An object in rotation will in general produce brightness variations that can be measured giving rise to what we call lightcurves. Such lightcurves are produced by various mechanisms: i) albedo variations on the body surface, ii) non-spherical shape, and/or iii) contact or eclipsing binary.
The rotational properties of asteroids provide information about important physical properties, such as shape, density, cohesion etc. As for asteroids, the rotational properties of the Trans-Neptunian Objects and Centaurs provide a wealth of knowledge about the basic physical properties of these icy bodies. In addition, rotational properties provide valuable clues about the primordial distribution of angular momentum, as well as the degree of collisional evolution of the different dynamical groups in the Trans-Neptunian belt.

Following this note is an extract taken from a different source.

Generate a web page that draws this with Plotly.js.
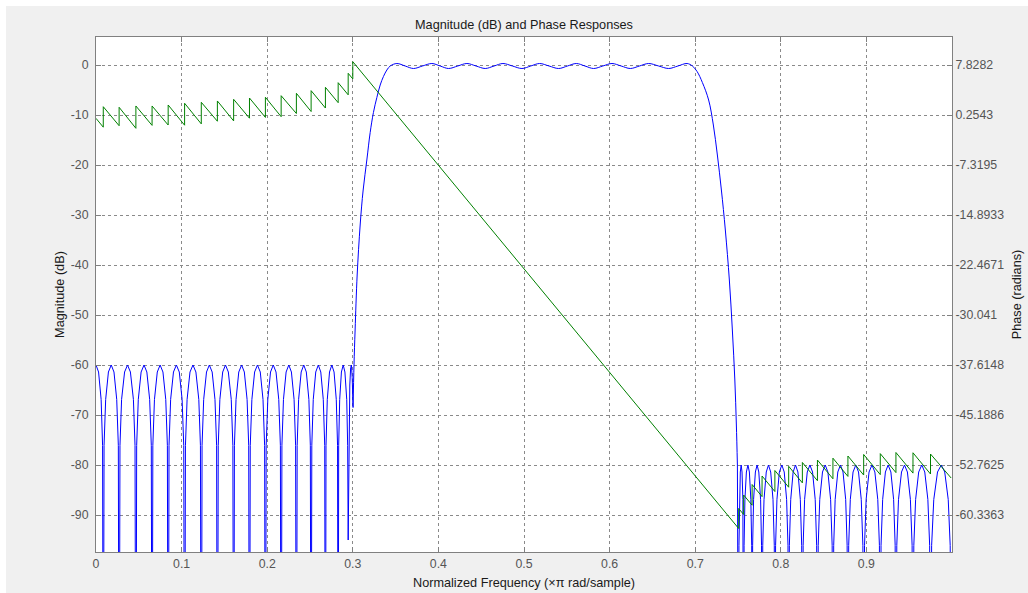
<!DOCTYPE html>
<html><head><meta charset="utf-8">
<script src="https://cdn.plot.ly/plotly-3.0.1.min.js"></script>
<style>html,body{margin:0;padding:0;background:#ffffff;} #chart{width:1028px;height:593px;}</style>
</head><body><div id="chart"></div>
<script>
// Normalized frequency (x pi rad/sample), magnitude in dB
const stopLow = [
[0,-60],[0.0030,-61.4],[0.0060,-66.9],[0.0077,-76.1],[0.0085,-150],
[0.0094,-76.1],[0.0113,-66.9],[0.0145,-61.4],[0.0178,-60],[0.0210,-61.4],[0.0242,-66.9],[0.0261,-76.1],[0.0270,-150],
[0.0280,-76.1],[0.0299,-66.9],[0.0334,-61.4],[0.0368,-60],[0.0402,-61.4],[0.0437,-66.9],[0.0456,-76.1],[0.0466,-150],
[0.0475,-76.1],[0.0494,-66.9],[0.0527,-61.4],[0.0561,-60],[0.0594,-61.4],[0.0627,-66.9],[0.0646,-76.1],[0.0655,-150],
[0.0664,-76.1],[0.0683,-66.9],[0.0716,-61.4],[0.0749,-60],[0.0782,-61.4],[0.0815,-66.9],[0.0834,-76.1],[0.0843,-150],
[0.0853,-76.1],[0.0872,-66.9],[0.0905,-61.4],[0.0939,-60],[0.0973,-61.4],[0.1006,-66.9],[0.1025,-76.1],[0.1035,-150],
[0.1045,-76.1],[0.1064,-66.9],[0.1098,-61.4],[0.1133,-60],[0.1167,-61.4],[0.1201,-66.9],[0.1220,-76.1],[0.1230,-150],
[0.1239,-76.1],[0.1258,-66.9],[0.1291,-61.4],[0.1324,-60],[0.1357,-61.4],[0.1390,-66.9],[0.1409,-76.1],[0.1418,-150],
[0.1428,-76.1],[0.1447,-66.9],[0.1480,-61.4],[0.1513,-60],[0.1546,-61.4],[0.1580,-66.9],[0.1599,-76.1],[0.1608,-150],
[0.1617,-76.1],[0.1636,-66.9],[0.1668,-61.4],[0.1701,-60],[0.1733,-61.4],[0.1765,-66.9],[0.1784,-76.1],[0.1793,-150],
[0.1802,-76.1],[0.1821,-66.9],[0.1853,-61.4],[0.1886,-60],[0.1919,-61.4],[0.1951,-66.9],[0.1970,-76.1],[0.1979,-150],
[0.1988,-76.1],[0.2007,-66.9],[0.2039,-61.4],[0.2071,-60],[0.2103,-61.4],[0.2135,-66.9],[0.2154,-76.1],[0.2163,-150],
[0.2172,-76.1],[0.2190,-66.9],[0.2221,-61.4],[0.2252,-60],[0.2283,-61.4],[0.2314,-66.9],[0.2332,-76.1],[0.2341,-150],
[0.2350,-76.1],[0.2367,-66.9],[0.2397,-61.4],[0.2427,-60],[0.2457,-61.4],[0.2487,-66.9],[0.2504,-76.1],[0.2513,-150],
[0.2521,-76.1],[0.2538,-66.9],[0.2567,-61.4],[0.2597,-60],[0.2626,-61.4],[0.2655,-66.9],[0.2672,-76.1],[0.2680,-150],
[0.2687,-76.1],[0.2702,-66.9],[0.2728,-61.4],[0.2755,-60],[0.2781,-61.4],[0.2807,-66.9],[0.2822,-76.1],[0.2829,-150],
[0.2835,-76.1],[0.2847,-66.9],[0.2867,-61.4],[0.2888,-60],[0.2908,-61.4],[0.2929,-66.9],[0.2940,-76.1],[0.2946,-95],
[0.2955,-75],[0.2965,-64],[0.2975,-60.5],[0.2984,-60],[0.2993,-62.5],[0.3003,-68.5]
];
const passBand = [
[0.3003,-68.5],[0.3014,-60],[0.3027,-53],[0.3051,-42],[0.3086,-32],[0.3121,-25],[0.3164,-19],[0.3203,-13.5],
[0.3241,-9.5],[0.3281,-6.5],[0.3320,-4],[0.3358,-2.3],[0.3398,-1.0],[0.3437,-0.2],[0.3515,0.3],
[0.3612,-0.2],[0.3709,-0.7],[0.3814,-0.2],[0.3924,0.3],[0.4021,-0.2],[0.4118,-0.7],[0.4226,-0.2],[0.4333,0.3],
[0.4440,-0.2],[0.4547,-0.7],[0.4651,-0.2],[0.4754,0.3],[0.4865,-0.2],[0.4976,-0.7],[0.5079,-0.2],[0.5182,0.3],
[0.5293,-0.2],[0.5404,-0.7],[0.5508,-0.2],[0.5611,0.3],[0.5712,-0.2],[0.5813,-0.7],[0.5921,-0.2],[0.6028,0.3],
[0.6135,-0.2],[0.6242,-0.7],[0.6349,-0.2],[0.6456,0.3],[0.6573,-0.2],[0.6690,-0.7],[0.6798,-0.2],[0.6905,0.3],
[0.6967,-0.2],[0.7022,-1.3],[0.7084,-3.5],[0.7157,-7],[0.7212,-12],[0.7259,-18],[0.7306,-25],[0.7352,-33],
[0.7399,-43],[0.7434,-53],[0.7463,-63],[0.7481,-72],[0.7493,-80]
];
const stopHigh = [
[0.7493,-80],[0.7508,-150],
[0.7511,-96.1],[0.7517,-86.9],[0.7527,-81.4],[0.7537,-80],[0.7547,-81.4],[0.7557,-86.9],[0.7563,-96.1],[0.7566,-150],
[0.7571,-96.1],[0.7581,-86.9],[0.7598,-81.4],[0.7616,-80],[0.7633,-81.4],[0.7650,-86.9],[0.7660,-96.1],[0.7665,-150],
[0.7671,-96.1],[0.7682,-86.9],[0.7703,-81.4],[0.7723,-80],[0.7743,-81.4],[0.7764,-86.9],[0.7775,-96.1],[0.7781,-150],
[0.7789,-96.1],[0.7804,-86.9],[0.7830,-81.4],[0.7856,-80],[0.7882,-81.4],[0.7909,-86.9],[0.7924,-96.1],[0.7931,-150],
[0.7939,-96.1],[0.7955,-86.9],[0.7983,-81.4],[0.8012,-80],[0.8040,-81.4],[0.8068,-86.9],[0.8084,-96.1],[0.8092,-150],
[0.8100,-96.1],[0.8116,-86.9],[0.8144,-81.4],[0.8172,-80],[0.8200,-81.4],[0.8228,-86.9],[0.8244,-96.1],[0.8252,-150],
[0.8261,-96.1],[0.8278,-86.9],[0.8309,-81.4],[0.8340,-80],[0.8371,-81.4],[0.8402,-86.9],[0.8419,-96.1],[0.8428,-150],
[0.8437,-96.1],[0.8455,-86.9],[0.8487,-81.4],[0.8519,-80],[0.8550,-81.4],[0.8582,-86.9],[0.8600,-96.1],[0.8609,-150],
[0.8618,-96.1],[0.8635,-86.9],[0.8666,-81.4],[0.8697,-80],[0.8727,-81.4],[0.8758,-86.9],[0.8775,-96.1],[0.8784,-150],
[0.8793,-96.1],[0.8812,-86.9],[0.8844,-81.4],[0.8876,-80],[0.8908,-81.4],[0.8940,-86.9],[0.8959,-96.1],[0.8968,-150],
[0.8978,-96.1],[0.8997,-86.9],[0.9031,-81.4],[0.9065,-80],[0.9099,-81.4],[0.9133,-86.9],[0.9152,-96.1],[0.9162,-150],
[0.9171,-96.1],[0.9190,-86.9],[0.9222,-81.4],[0.9254,-80],[0.9286,-81.4],[0.9318,-86.9],[0.9336,-96.1],[0.9345,-150],
[0.9355,-96.1],[0.9375,-86.9],[0.9410,-81.4],[0.9445,-80],[0.9479,-81.4],[0.9514,-86.9],[0.9534,-96.1],[0.9544,-150],
[0.9554,-96.1],[0.9575,-86.9],[0.9611,-81.4],[0.9647,-80],[0.9682,-81.4],[0.9718,-86.9],[0.9739,-96.1],[0.9749,-150],
[0.9762,-96.1],[0.9787,-86.9],[0.9831,-81.4],[0.9875,-80],[0.9915,-81.4],[0.9956,-86.9],[0.9979,-96.1],[0.9990,-150]
];
// Phase in radians
const phase = [
[0,-0.25],
[0.0085,-1.59],[0.0085,1.51],[0.0270,-1.37],[0.0270,1.42],[0.0466,-1.76],[0.0466,1.62],
[0.0655,-1.32],[0.0655,1.62],[0.0843,-1.26],[0.0843,1.77],[0.1035,-1.29],[0.1035,2.03],
[0.1230,-1.09],[0.1230,2.18],[0.1418,-0.69],[0.1418,2.38],[0.1608,-0.64],[0.1608,2.63],
[0.1793,-0.23],[0.1793,2.83],[0.1979,-0.11],[0.1979,2.94],[0.2163,0.00],[0.2163,3.18],
[0.2341,0.48],[0.2341,3.54],[0.2513,0.78],[0.2513,3.94],[0.2680,1.31],[0.2680,4.45],
[0.2829,2.12],[0.2829,5.15],[0.2946,3.31],[0.2946,6.57],[0.3000,5.72],[0.3000,8.33],
[0.7508,-62.38],[0.7508,-59.35],[0.7566,-60.26],[0.7566,-57.31],[0.7665,-58.85],[0.7665,-55.72],
[0.7781,-57.55],[0.7781,-54.43],[0.7931,-56.78],[0.7931,-53.60],[0.8092,-56.13],[0.8092,-52.96],
[0.8252,-55.47],[0.8252,-52.38],[0.8428,-55.14],[0.8428,-52.01],[0.8609,-54.85],[0.8609,-51.73],
[0.8784,-54.49],[0.8784,-51.40],[0.8968,-54.28],[0.8968,-51.17],[0.9162,-54.22],[0.9162,-51.04],
[0.9345,-53.91],[0.9345,-50.87],[0.9544,-53.99],[0.9544,-50.91],[0.9749,-54.13],[0.9749,-51.10],
[0.9990,-54.73]
];
const freqTickVals = [0,0.1,0.2,0.3,0.4,0.5,0.6,0.7,0.8,0.9];
const freqTickText = ['0','0.1','0.2','0.3','0.4','0.5','0.6','0.7','0.8','0.9'];
const magTickVals = [0,-10,-20,-30,-40,-50,-60,-70,-80,-90];
const magTickText = ['0','-10','-20','-30','-40','-50','-60','-70','-80','-90'];
const phaseTickVals = [7.8282,0.2543,-7.3195,-14.8933,-22.4671,-30.041,-37.6148,-45.1886,-52.7625,-60.3363];
const phaseTickText = ['7.8282','0.2543','-7.3195','-14.8933','-22.4671','-30.041','-37.6148','-45.1886','-52.7625','-60.3363'];

const magRange = [-97.4, 5.6];
const k = (phaseTickVals[0]-phaseTickVals[phaseTickVals.length-1])/(magTickVals[0]-magTickVals[magTickVals.length-1]);
const phRange = [phaseTickVals[0] + k*(magRange[0]-magTickVals[0]), phaseTickVals[0] + k*(magRange[1]-magTickVals[0])];

const xs = a => a.map(p => p[0]);
const ys = a => a.map(p => p[1]);
const blue = {color:'#0000ff', width:1};
const traces = [
  {x: xs(stopLow), y: ys(stopLow), type:'scatter', mode:'lines', line: blue, yaxis:'y', hoverinfo:'skip'},
  {x: xs(passBand), y: ys(passBand), type:'scatter', mode:'lines', line: Object.assign({shape:'spline'}, blue), yaxis:'y', hoverinfo:'skip'},
  {x: xs(stopHigh), y: ys(stopHigh), type:'scatter', mode:'lines', line: blue, yaxis:'y', hoverinfo:'skip'},
  {x: xs(phase), y: ys(phase), type:'scatter', mode:'lines', line:{color:'#008000', width:1}, yaxis:'y2', hoverinfo:'skip'}
];

const W = 1028, H = 593, L = 96, R = 76, T = 37, B = 41;
const pw = W-L-R, ph = H-T-B;
const px2x = p => (p-L)/pw, py2y = p => (H-B-p)/ph;
const gridCol = '#8a8a8a', axCol = '#808080';
const tickFont = {family:'Liberation Sans, Arial, sans-serif', size:12.3, color:'#555555'};
const titleFont = {family:'Liberation Sans, Arial, sans-serif', size:12.7, color:'#1a1a1a'};

const layout = {
  width: W, height: H,
  margin: {l:L, r:R, t:T, b:B, pad:0},
  paper_bgcolor:'#f0f0f0', plot_bgcolor:'#ffffff',
  showlegend:false,
  font: tickFont,
  title: {text:'Magnitude (dB) and Phase Responses', font: titleFont, xref:'paper', x:0.5, xanchor:'center', yref:'container', y:1-25/H, yanchor:'middle'},
  xaxis: {range:[0,1], tickmode:'array', tickvals:freqTickVals, ticktext:freqTickText, ticks:'inside', ticklen:5, tickcolor:axCol,
    showline:true, linecolor:axCol, linewidth:1, mirror:'ticks', showgrid:true, gridcolor:gridCol, griddash:'3px,3px', gridwidth:1,
    zeroline:false, tickfont:tickFont, fixedrange:true,
    title:{text:'Normalized Frequency (\u00d7\u03c0 rad/sample)', font:titleFont, standoff:8}},
  yaxis: {range:magRange, tickmode:'array', tickvals:magTickVals, ticktext:magTickText, ticks:'inside', ticklen:5, tickcolor:axCol,
    showline:true, linecolor:axCol, linewidth:1, mirror:true, showgrid:true, gridcolor:gridCol, griddash:'3px,3px', gridwidth:1,
    zeroline:false, tickfont:tickFont, fixedrange:true, ticklabelstandoff:4,
    title:{text:'Magnitude (dB)', font:titleFont, standoff:3}},
  yaxis2: {range:phRange, overlaying:'y', side:'right', anchor:'x', tickmode:'array', tickvals:phaseTickVals, ticktext:phaseTickText,
    ticks:'inside', ticklen:5, tickcolor:axCol, showline:true, linecolor:axCol, showgrid:false, zeroline:false, tickfont:tickFont, fixedrange:true,
    ticklabelstandoff:0,
    title:{text:'Phase (radians)', font:titleFont, standoff:8}},
  shapes: [
    {type:'rect', xref:'paper', yref:'paper', x0:px2x(0), x1:px2x(W), y0:py2y(6), y1:py2y(0), fillcolor:'#ffffff', line:{width:0}, layer:'below'},
    {type:'rect', xref:'paper', yref:'paper', x0:px2x(0), x1:px2x(6), y0:py2y(H), y1:py2y(0), fillcolor:'#ffffff', line:{width:0}, layer:'below'}
  ]
};
Plotly.newPlot('chart', traces, layout, {displayModeBar:false, staticPlot:true});
</script>
</body></html>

Less than 10 years ago, only ~50 objects with short-term variability were reported and many published rotational periods were uncertain or erroneous. Increasing the sample size, improving rotational periods, lightcurves, and trying to overcome some observational biases were some of the objectives of my PhD. I have observed most of the brightest known Trans-Neptunian Objects and Centaurs, and have compiled one of the largest samples of lightcurves trying to avoid some observational biases ([.pdf], [.pdf]). Unfortunately, less than 6% of the known Trans-Neptunian Objects have a well-determined rotational period, and the sample of studied objects is highly biased towards objects with large lightcurve amplitudes, short rotational periods, and principally towards bright objects.